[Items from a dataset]
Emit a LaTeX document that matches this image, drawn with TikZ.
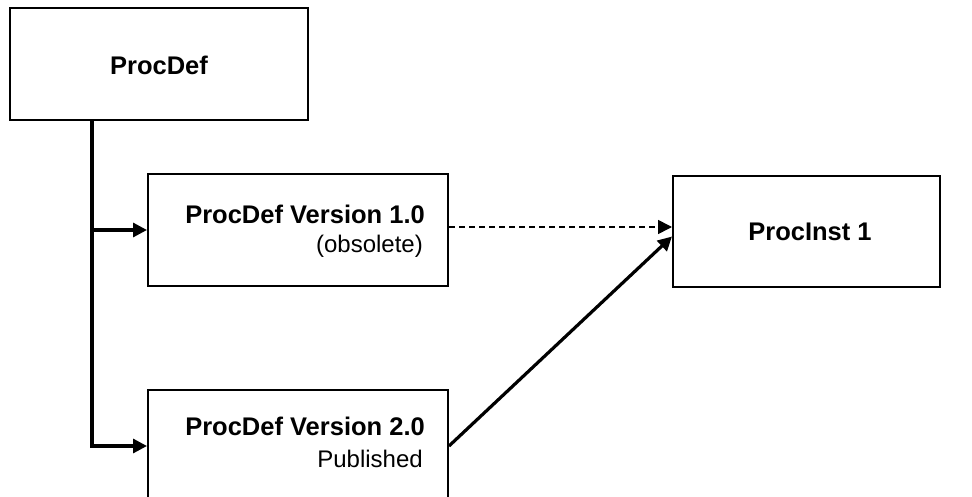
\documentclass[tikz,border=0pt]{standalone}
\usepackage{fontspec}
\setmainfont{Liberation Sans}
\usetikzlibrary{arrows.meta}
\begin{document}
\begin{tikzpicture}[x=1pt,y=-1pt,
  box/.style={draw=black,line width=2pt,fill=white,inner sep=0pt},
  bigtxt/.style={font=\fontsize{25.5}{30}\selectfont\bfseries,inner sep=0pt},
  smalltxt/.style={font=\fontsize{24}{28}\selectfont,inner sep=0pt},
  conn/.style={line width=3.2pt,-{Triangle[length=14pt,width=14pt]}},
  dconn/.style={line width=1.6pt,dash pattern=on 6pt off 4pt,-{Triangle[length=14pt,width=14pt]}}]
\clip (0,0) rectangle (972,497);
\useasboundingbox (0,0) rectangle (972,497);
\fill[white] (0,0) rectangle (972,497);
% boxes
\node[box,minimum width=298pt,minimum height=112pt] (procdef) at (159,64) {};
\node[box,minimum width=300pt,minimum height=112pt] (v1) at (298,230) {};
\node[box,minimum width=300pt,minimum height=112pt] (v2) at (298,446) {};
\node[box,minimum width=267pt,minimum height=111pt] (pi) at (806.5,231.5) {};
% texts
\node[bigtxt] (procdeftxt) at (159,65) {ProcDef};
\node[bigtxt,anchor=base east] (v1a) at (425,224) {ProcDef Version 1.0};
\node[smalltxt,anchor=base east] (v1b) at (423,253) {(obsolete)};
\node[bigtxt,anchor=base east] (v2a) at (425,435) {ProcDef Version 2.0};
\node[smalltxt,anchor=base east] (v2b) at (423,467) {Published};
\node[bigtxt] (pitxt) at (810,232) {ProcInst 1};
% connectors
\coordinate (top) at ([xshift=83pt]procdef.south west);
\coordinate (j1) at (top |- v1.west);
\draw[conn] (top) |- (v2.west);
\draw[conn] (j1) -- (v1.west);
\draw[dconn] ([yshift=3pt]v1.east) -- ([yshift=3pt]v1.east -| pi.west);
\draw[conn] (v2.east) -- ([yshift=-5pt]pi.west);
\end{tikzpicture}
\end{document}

--

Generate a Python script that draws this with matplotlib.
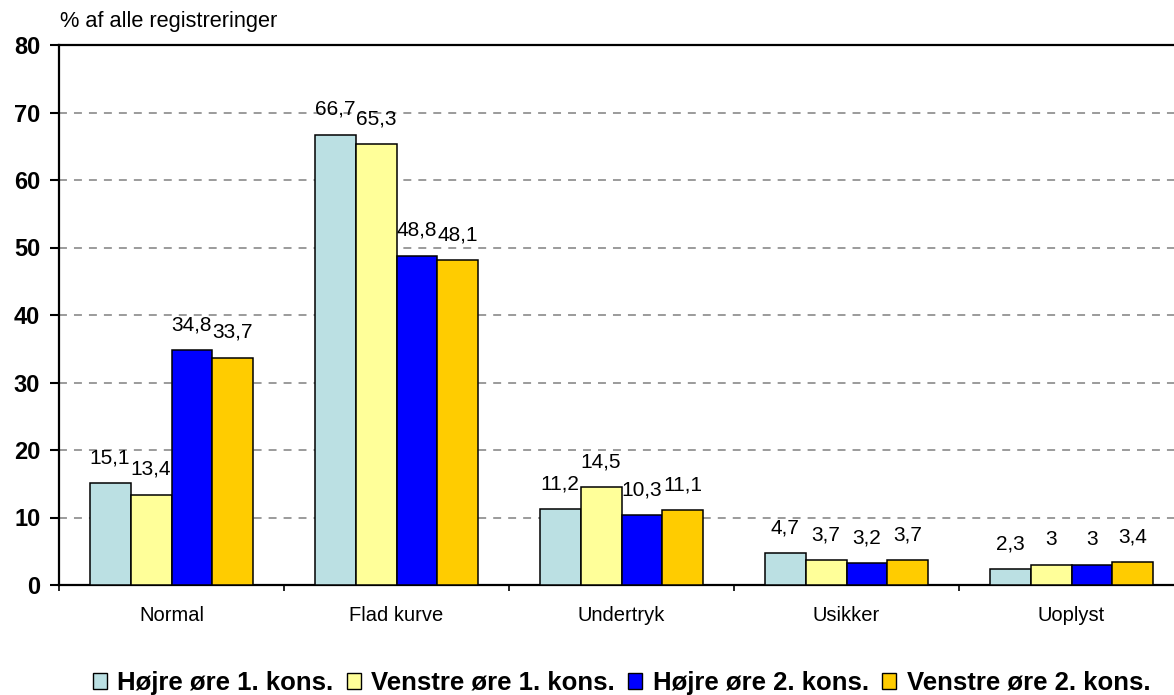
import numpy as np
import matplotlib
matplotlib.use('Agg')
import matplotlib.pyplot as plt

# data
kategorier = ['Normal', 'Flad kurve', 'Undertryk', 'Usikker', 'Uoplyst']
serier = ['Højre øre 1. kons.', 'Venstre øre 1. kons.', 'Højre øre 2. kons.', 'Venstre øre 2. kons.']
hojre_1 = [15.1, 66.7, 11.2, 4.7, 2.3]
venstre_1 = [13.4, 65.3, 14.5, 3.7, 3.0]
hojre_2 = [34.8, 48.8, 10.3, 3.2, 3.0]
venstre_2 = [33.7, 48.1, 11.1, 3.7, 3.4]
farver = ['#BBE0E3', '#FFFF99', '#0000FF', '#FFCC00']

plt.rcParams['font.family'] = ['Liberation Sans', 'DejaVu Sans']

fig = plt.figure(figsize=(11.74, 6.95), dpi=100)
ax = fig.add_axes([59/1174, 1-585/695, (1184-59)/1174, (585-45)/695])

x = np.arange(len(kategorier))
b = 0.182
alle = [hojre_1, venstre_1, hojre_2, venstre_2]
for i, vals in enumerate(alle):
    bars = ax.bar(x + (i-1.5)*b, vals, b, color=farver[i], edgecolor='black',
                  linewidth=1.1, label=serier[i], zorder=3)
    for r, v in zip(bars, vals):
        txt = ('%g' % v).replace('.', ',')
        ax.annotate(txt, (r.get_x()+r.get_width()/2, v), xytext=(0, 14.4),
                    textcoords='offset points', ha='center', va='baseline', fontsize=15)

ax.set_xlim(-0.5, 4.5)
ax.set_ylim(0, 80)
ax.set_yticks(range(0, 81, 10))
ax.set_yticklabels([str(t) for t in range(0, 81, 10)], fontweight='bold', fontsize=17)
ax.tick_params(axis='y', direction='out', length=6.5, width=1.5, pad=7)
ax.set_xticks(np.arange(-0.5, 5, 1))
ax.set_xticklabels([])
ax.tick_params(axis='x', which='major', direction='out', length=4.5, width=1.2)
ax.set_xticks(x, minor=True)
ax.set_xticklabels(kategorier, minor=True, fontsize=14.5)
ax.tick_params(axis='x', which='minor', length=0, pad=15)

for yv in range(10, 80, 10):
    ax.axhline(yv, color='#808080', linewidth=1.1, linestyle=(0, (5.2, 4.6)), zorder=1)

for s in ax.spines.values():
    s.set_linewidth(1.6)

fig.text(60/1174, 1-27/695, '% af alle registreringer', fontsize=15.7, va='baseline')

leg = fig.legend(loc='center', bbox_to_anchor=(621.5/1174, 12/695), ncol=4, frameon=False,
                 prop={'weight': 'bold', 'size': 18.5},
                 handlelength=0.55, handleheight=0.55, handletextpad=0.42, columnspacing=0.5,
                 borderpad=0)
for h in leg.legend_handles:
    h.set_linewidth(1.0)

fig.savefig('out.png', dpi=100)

▶ **Requirement**
Take the lines above starting at the one containing "Generate a Python" and ending at the one containing "(5.2, 4.6)), zorder=1)", and print them again exactly, without pictures.

▶ **Task response**
Generate a Python script that draws this with matplotlib.
import numpy as np
import matplotlib
matplotlib.use('Agg')
import matplotlib.pyplot as plt

# data
kategorier = ['Normal', 'Flad kurve', 'Undertryk', 'Usikker', 'Uoplyst']
serier = ['Højre øre 1. kons.', 'Venstre øre 1. kons.', 'Højre øre 2. kons.', 'Venstre øre 2. kons.']
hojre_1 = [15.1, 66.7, 11.2, 4.7, 2.3]
venstre_1 = [13.4, 65.3, 14.5, 3.7, 3.0]
hojre_2 = [34.8, 48.8, 10.3, 3.2, 3.0]
venstre_2 = [33.7, 48.1, 11.1, 3.7, 3.4]
farver = ['#BBE0E3', '#FFFF99', '#0000FF', '#FFCC00']

plt.rcParams['font.family'] = ['Liberation Sans', 'DejaVu Sans']

fig = plt.figure(figsize=(11.74, 6.95), dpi=100)
ax = fig.add_axes([59/1174, 1-585/695, (1184-59)/1174, (585-45)/695])

x = np.arange(len(kategorier))
b = 0.182
alle = [hojre_1, venstre_1, hojre_2, venstre_2]
for i, vals in enumerate(alle):
    bars = ax.bar(x + (i-1.5)*b, vals, b, color=farver[i], edgecolor='black',
                  linewidth=1.1, label=serier[i], zorder=3)
    for r, v in zip(bars, vals):
        txt = ('%g' % v).replace('.', ',')
        ax.annotate(txt, (r.get_x()+r.get_width()/2, v), xytext=(0, 14.4),
                    textcoords='offset points', ha='center', va='baseline', fontsize=15)

ax.set_xlim(-0.5, 4.5)
ax.set_ylim(0, 80)
ax.set_yticks(range(0, 81, 10))
ax.set_yticklabels([str(t) for t in range(0, 81, 10)], fontweight='bold', fontsize=17)
ax.tick_params(axis='y', direction='out', length=6.5, width=1.5, pad=7)
ax.set_xticks(np.arange(-0.5, 5, 1))
ax.set_xticklabels([])
ax.tick_params(axis='x', which='major', direction='out', length=4.5, width=1.2)
ax.set_xticks(x, minor=True)
ax.set_xticklabels(kategorier, minor=True, fontsize=14.5)
ax.tick_params(axis='x', which='minor', length=0, pad=15)

for yv in range(10, 80, 10):
    ax.axhline(yv, color='#808080', linewidth=1.1, linestyle=(0, (5.2, 4.6)), zorder=1)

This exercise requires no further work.